**Written task:** Below is a block of records; reproduce all of them exactly and leave out any pictures.

**Raw data:**
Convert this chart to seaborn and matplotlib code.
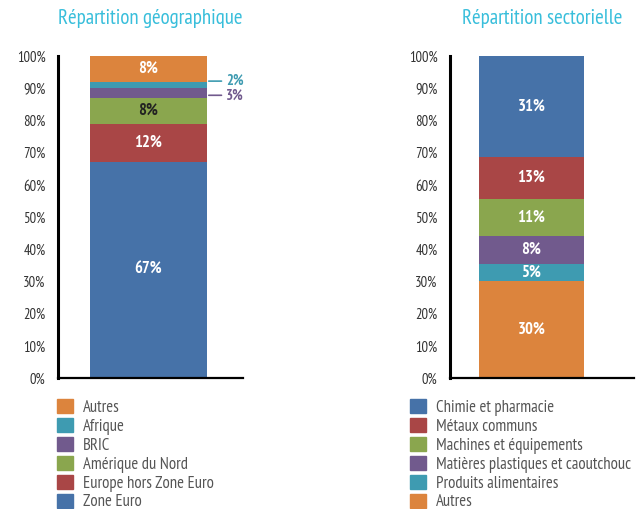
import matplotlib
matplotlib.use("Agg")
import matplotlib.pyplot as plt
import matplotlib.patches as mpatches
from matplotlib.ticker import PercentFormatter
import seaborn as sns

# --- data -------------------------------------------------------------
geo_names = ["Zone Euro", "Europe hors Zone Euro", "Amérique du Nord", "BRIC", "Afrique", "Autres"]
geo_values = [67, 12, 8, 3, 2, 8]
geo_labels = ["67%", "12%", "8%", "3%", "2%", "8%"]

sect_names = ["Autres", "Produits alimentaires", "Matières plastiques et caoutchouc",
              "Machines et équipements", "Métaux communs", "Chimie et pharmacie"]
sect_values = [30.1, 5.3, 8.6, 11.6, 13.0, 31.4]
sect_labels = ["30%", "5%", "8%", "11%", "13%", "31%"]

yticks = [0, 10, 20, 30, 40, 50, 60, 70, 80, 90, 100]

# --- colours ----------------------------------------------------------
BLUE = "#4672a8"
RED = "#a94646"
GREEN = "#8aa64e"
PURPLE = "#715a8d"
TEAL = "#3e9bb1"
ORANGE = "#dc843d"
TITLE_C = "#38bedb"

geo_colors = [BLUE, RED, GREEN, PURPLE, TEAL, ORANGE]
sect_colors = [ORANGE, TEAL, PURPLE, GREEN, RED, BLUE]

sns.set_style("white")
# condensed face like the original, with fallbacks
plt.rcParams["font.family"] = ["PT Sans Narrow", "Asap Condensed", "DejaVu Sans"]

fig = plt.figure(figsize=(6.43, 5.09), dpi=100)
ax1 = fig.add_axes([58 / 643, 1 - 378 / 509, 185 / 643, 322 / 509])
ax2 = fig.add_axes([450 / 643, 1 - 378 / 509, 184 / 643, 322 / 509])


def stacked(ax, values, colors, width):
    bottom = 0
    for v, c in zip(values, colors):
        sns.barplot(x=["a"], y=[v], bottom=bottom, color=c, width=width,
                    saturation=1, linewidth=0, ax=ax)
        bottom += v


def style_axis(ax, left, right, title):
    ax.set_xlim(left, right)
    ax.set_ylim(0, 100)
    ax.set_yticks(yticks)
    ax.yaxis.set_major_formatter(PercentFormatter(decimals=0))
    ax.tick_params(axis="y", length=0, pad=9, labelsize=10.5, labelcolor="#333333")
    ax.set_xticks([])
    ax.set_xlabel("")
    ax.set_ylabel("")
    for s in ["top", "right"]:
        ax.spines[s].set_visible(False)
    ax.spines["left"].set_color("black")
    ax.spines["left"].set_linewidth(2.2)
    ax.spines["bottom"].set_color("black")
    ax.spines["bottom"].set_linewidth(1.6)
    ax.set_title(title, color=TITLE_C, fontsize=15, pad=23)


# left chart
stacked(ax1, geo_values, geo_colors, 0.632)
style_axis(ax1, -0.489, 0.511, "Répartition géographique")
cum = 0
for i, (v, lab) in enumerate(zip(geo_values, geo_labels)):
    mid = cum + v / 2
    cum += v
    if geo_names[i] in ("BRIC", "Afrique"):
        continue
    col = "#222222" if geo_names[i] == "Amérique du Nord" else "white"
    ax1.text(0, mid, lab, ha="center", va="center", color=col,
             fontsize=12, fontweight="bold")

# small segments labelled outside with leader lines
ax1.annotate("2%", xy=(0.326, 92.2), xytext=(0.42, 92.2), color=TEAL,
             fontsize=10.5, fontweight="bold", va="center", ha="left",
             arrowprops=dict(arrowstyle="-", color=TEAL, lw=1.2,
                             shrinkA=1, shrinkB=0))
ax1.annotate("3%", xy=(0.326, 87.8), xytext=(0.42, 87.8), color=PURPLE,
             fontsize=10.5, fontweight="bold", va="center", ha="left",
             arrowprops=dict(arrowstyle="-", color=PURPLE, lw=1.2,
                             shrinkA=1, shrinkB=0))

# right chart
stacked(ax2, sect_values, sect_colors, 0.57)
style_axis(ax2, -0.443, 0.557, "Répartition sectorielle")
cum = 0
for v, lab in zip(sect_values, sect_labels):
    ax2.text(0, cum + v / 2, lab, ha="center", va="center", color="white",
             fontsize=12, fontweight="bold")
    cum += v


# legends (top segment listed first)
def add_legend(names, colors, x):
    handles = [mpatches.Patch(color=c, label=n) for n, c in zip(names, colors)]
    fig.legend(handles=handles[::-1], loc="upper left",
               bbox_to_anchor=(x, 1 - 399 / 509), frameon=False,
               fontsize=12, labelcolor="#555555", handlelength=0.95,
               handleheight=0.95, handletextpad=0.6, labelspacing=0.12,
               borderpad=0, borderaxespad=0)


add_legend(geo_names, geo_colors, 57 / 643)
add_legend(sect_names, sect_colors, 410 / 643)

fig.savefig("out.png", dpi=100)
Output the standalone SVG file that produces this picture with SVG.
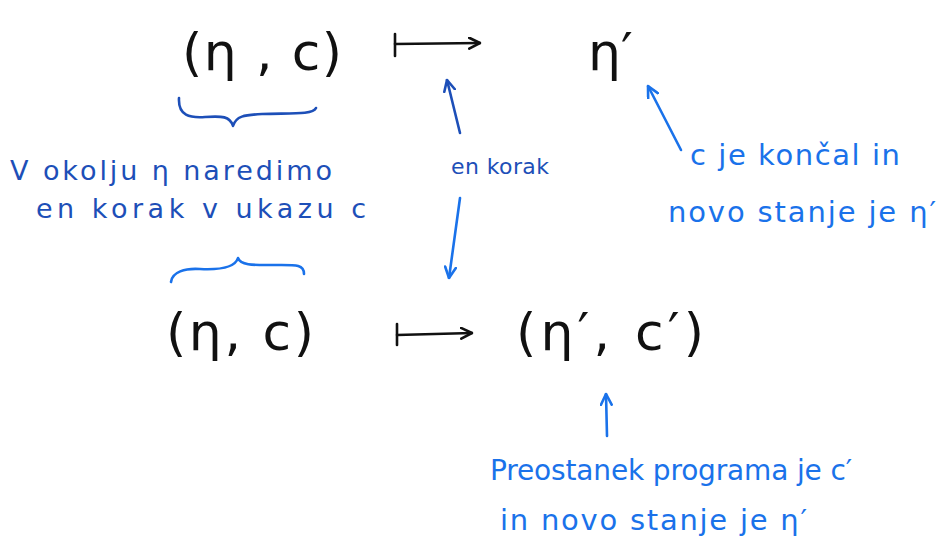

**The completed task:**
Convert this chart to seaborn and matplotlib code.
import matplotlib
matplotlib.use("Agg")
import matplotlib.pyplot as plt
import matplotlib.patches as mpatches
from matplotlib.ticker import PercentFormatter
import seaborn as sns

# --- data -------------------------------------------------------------
geo_names = ["Zone Euro", "Europe hors Zone Euro", "Amérique du Nord", "BRIC", "Afrique", "Autres"]
geo_values = [67, 12, 8, 3, 2, 8]
geo_labels = ["67%", "12%", "8%", "3%", "2%", "8%"]

sect_names = ["Autres", "Produits alimentaires", "Matières plastiques et caoutchouc",
              "Machines et équipements", "Métaux communs", "Chimie et pharmacie"]
sect_values = [30.1, 5.3, 8.6, 11.6, 13.0, 31.4]
sect_labels = ["30%", "5%", "8%", "11%", "13%", "31%"]

yticks = [0, 10, 20, 30, 40, 50, 60, 70, 80, 90, 100]

# --- colours ----------------------------------------------------------
BLUE = "#4672a8"
RED = "#a94646"
GREEN = "#8aa64e"
PURPLE = "#715a8d"
TEAL = "#3e9bb1"
ORANGE = "#dc843d"
TITLE_C = "#38bedb"

geo_colors = [BLUE, RED, GREEN, PURPLE, TEAL, ORANGE]
sect_colors = [ORANGE, TEAL, PURPLE, GREEN, RED, BLUE]

sns.set_style("white")
# condensed face like the original, with fallbacks
plt.rcParams["font.family"] = ["PT Sans Narrow", "Asap Condensed", "DejaVu Sans"]

fig = plt.figure(figsize=(6.43, 5.09), dpi=100)
ax1 = fig.add_axes([58 / 643, 1 - 378 / 509, 185 / 643, 322 / 509])
ax2 = fig.add_axes([450 / 643, 1 - 378 / 509, 184 / 643, 322 / 509])


def stacked(ax, values, colors, width):
    bottom = 0
    for v, c in zip(values, colors):
        sns.barplot(x=["a"], y=[v], bottom=bottom, color=c, width=width,
                    saturation=1, linewidth=0, ax=ax)
        bottom += v


def style_axis(ax, left, right, title):
    ax.set_xlim(left, right)
    ax.set_ylim(0, 100)
    ax.set_yticks(yticks)
    ax.yaxis.set_major_formatter(PercentFormatter(decimals=0))
    ax.tick_params(axis="y", length=0, pad=9, labelsize=10.5, labelcolor="#333333")
    ax.set_xticks([])
    ax.set_xlabel("")
    ax.set_ylabel("")
    for s in ["top", "right"]:
        ax.spines[s].set_visible(False)
    ax.spines["left"].set_color("black")
    ax.spines["left"].set_linewidth(2.2)
    ax.spines["bottom"].set_color("black")
    ax.spines["bottom"].set_linewidth(1.6)
    ax.set_title(title, color=TITLE_C, fontsize=15, pad=23)


# left chart
stacked(ax1, geo_values, geo_colors, 0.632)
style_axis(ax1, -0.489, 0.511, "Répartition géographique")
cum = 0
for i, (v, lab) in enumerate(zip(geo_values, geo_labels)):
    mid = cum + v / 2
    cum += v
    if geo_names[i] in ("BRIC", "Afrique"):
        continue
    col = "#222222" if geo_names[i] == "Amérique du Nord" else "white"
    ax1.text(0, mid, lab, ha="center", va="center", color=col,
             fontsize=12, fontweight="bold")

# small segments labelled outside with leader lines
ax1.annotate("2%", xy=(0.326, 92.2), xytext=(0.42, 92.2), color=TEAL,
             fontsize=10.5, fontweight="bold", va="center", ha="left",
             arrowprops=dict(arrowstyle="-", color=TEAL, lw=1.2,
                             shrinkA=1, shrinkB=0))
ax1.annotate("3%", xy=(0.326, 87.8), xytext=(0.42, 87.8), color=PURPLE,
             fontsize=10.5, fontweight="bold", va="center", ha="left",
             arrowprops=dict(arrowstyle="-", color=PURPLE, lw=1.2,
                             shrinkA=1, shrinkB=0))

# right chart
stacked(ax2, sect_values, sect_colors, 0.57)
style_axis(ax2, -0.443, 0.557, "Répartition sectorielle")
cum = 0
for v, lab in zip(sect_values, sect_labels):
    ax2.text(0, cum + v / 2, lab, ha="center", va="center", color="white",
             fontsize=12, fontweight="bold")
    cum += v


# legends (top segment listed first)
def add_legend(names, colors, x):
    handles = [mpatches.Patch(color=c, label=n) for n, c in zip(names, colors)]
    fig.legend(handles=handles[::-1], loc="upper left",
               bbox_to_anchor=(x, 1 - 399 / 509), frameon=False,
               fontsize=12, labelcolor="#555555", handlelength=0.95,
               handleheight=0.95, handletextpad=0.6, labelspacing=0.12,
               borderpad=0, borderaxespad=0)


add_legend(geo_names, geo_colors, 57 / 643)
add_legend(sect_names, sect_colors, 410 / 643)

fig.savefig("out.png", dpi=100)
Output the standalone SVG file that produces this picture with SVG.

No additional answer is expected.